Exercise 2.3

In (a) we provide a rough sketch of the general case, which is merely illustrative of the general behaviour of each quantity as described in (b). They are similar to the left panel of figure 2.9 of the text and the left panel of figure 2.12.

(a) Sketch of bias, variance, training, test and Bayes errors

# the functions chosen here were chosen just as a rough, quick way to sketch the functions in a plot
# they do not represent in any way an analytical formula for these quantities or anything of the sort
# these formulas would depend on the model and fitting procedure in any case

import numpy as np
import matplotlib.pyplot as plt

x = np.arange(0.0, 10.0, 0.02)

def squared_bias(x):
    return .002*(-x+10)**3
def variance(x):
    return .002*x**3 
def training_error(x):
    return 2.38936 - 0.825077*x + 0.176655*x**2 - 0.0182319*x**3 + 0.00067091*x**4
def test_error(x):
    return 3 - 0.6*x + .06*x**2
def bayes_error(x):
    return x + 1 - x

#frame = plt.gca()
plt.figure(figsize=(10, 8))
plt.plot(x,squared_bias(x), label='squared bias')
plt.plot(x, variance(x), label='variance')
plt.plot(x, training_error(x), label='training error')
plt.plot(x, test_error(x), label='test error')
plt.plot(x, bayes_error(x), label='Bayes error')
plt.legend(loc='upper center')
plt.xlabel('model flexibility')

#arbitrary units


(b) Why these shapes?

Squared bias. This is the error in our model introduced by the difference of our approximation and the true underlying function. A more flexible model will be increasingly similar, and the squared bias therefore dimishes as the flexibility increases. (It might even reach zero if for example the underlying function is a polynomial and by increasing the flexibility at a certain point we include the polynomials of this degree in our hypothesis space.)

Variance. In the limit of a model with no flexibility the variance will be zero, since the model fit will be independent of the data. As the flexibility increases the variance will increase as well since the noise in a particular training set will correspondingly captured by the model. The curve described by the variance is an monotonically increasing function of the flexibility of the model.

Training error. The training error is given by the average (squared) difference between the predictions of the model and the observations. If a model if very unflexible this can be quite high, but as the flexibility increases this difference will decrease. If we consider polynomials for example increasing the flexibility of the model might mean increasing the degree of the polynomial to be fitted. The additional degrees of freedom will decrease the average difference and reduce the training error.

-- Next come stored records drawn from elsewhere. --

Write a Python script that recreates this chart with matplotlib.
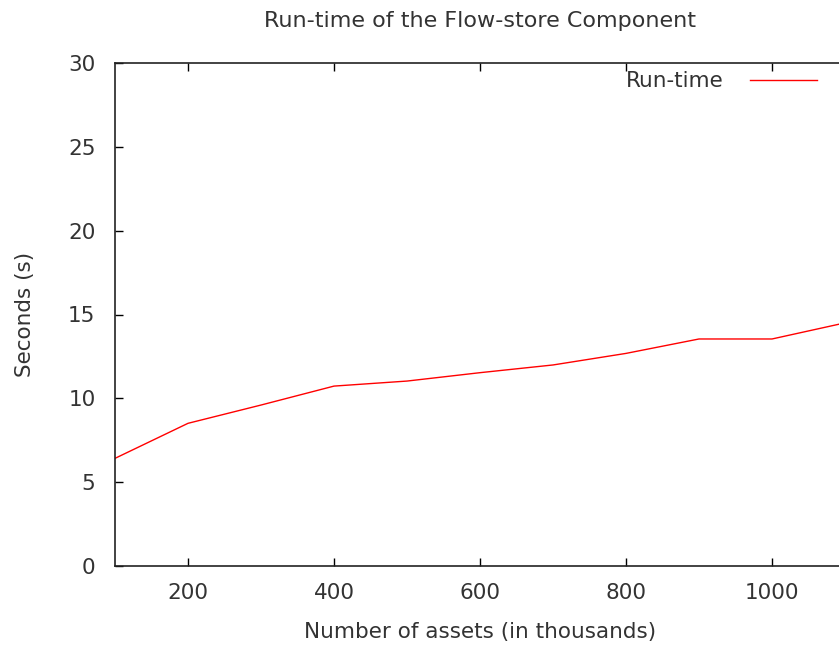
import matplotlib
matplotlib.use("Agg")
import matplotlib.pyplot as plt

# Dados
assets = [100, 200, 300, 400, 500, 600, 700, 800, 900, 1000, 1100]
runtime = [6.42, 8.51, 9.6, 10.73, 11.03, 11.53, 11.99, 12.68, 13.54, 13.54, 14.5]
xticks = [200, 400, 600, 800, 1000]
yticks = [0, 5, 10, 15, 20, 25, 30]

plt.rcParams['font.family'] = ['DejaVu Sans']

fig = plt.figure(figsize=(8.39, 6.45), dpi=100)
# eixo estende-se um pouco além da borda direita, como no original
ax = fig.add_axes([115 / 839, 79 / 645, 730 / 839, 503 / 645])

ax.plot(assets, runtime, color='#ff0000', lw=1, label='Run-time')

ax.set_xlim(100, 1100)
ax.set_ylim(0, 30)
ax.set_xticks(xticks)
ax.set_yticks(yticks)
ax.tick_params(direction='in', length=6, width=1, top=True, right=False,
               labelsize=15.5, colors='black', labelcolor='#333333')
ax.tick_params(axis='y', pad=14)
ax.tick_params(axis='x', pad=12)

for s in ax.spines.values():
    s.set_linewidth(1.2)
    s.set_color('#222222')

ax.set_title("Run-time of the Flow-store Component", fontsize=16, color='#333333', pad=26)
ax.set_xlabel("Number of assets (in thousands)", fontsize=15.5, color='#333333', labelpad=14)
ax.set_ylabel("Seconds (s)", fontsize=15.5, color='#333333', labelpad=24)

leg = ax.legend(loc='upper right', bbox_to_anchor=(836 / 839, 1 - 52 / 645),
                bbox_transform=fig.transFigure, frameon=False, markerfirst=False,
                fontsize=15.5, handlelength=3.1, handletextpad=1.2)
for t in leg.get_texts():
    t.set_color('#333333')

fig.savefig("out.png", dpi=100)
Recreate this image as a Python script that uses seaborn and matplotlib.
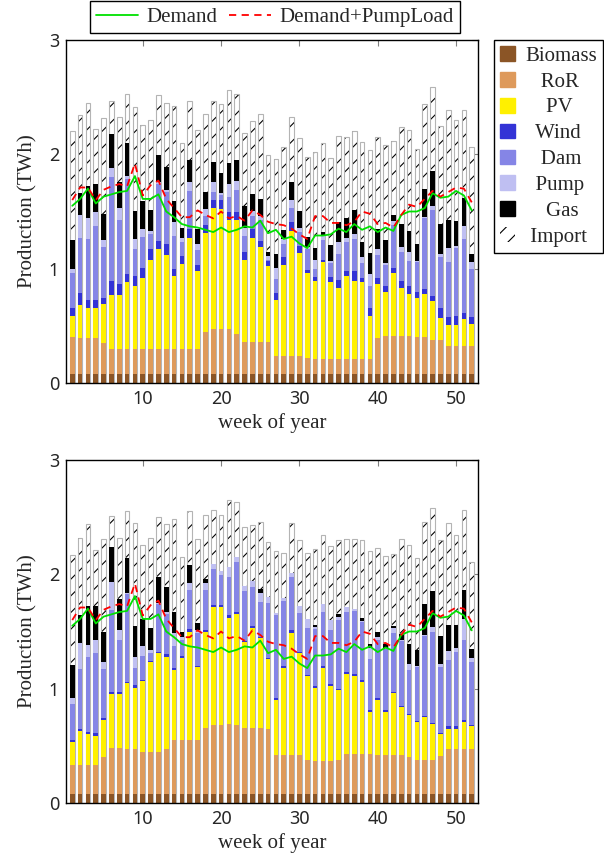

Test error. Ths expected test error is given by the formula: Variance + Bias + Bayes error, all of which are non-negative. The Bayes error is constant and a lower bound for the test error. The test error has a minimum at an intermediate level of flexibility: not too flexible, so that the variance does not dominate, and not too unflexible, so that the squared bias is not too high. The plot of the test error thus resembles sort of an upward (deformed) parabola: high for unflexible models, decreasing as flexibility increases until it reaches a minimum. Then the variance starts to dominate and the test error starts increasing. The distance between this minimum and the Bayes irreducible error gives us an idea of how well the best function in the hypothesis space will fit.

Bayes error. This term is constant since by definition it does not depend on X and therefore on the flexibility of the model.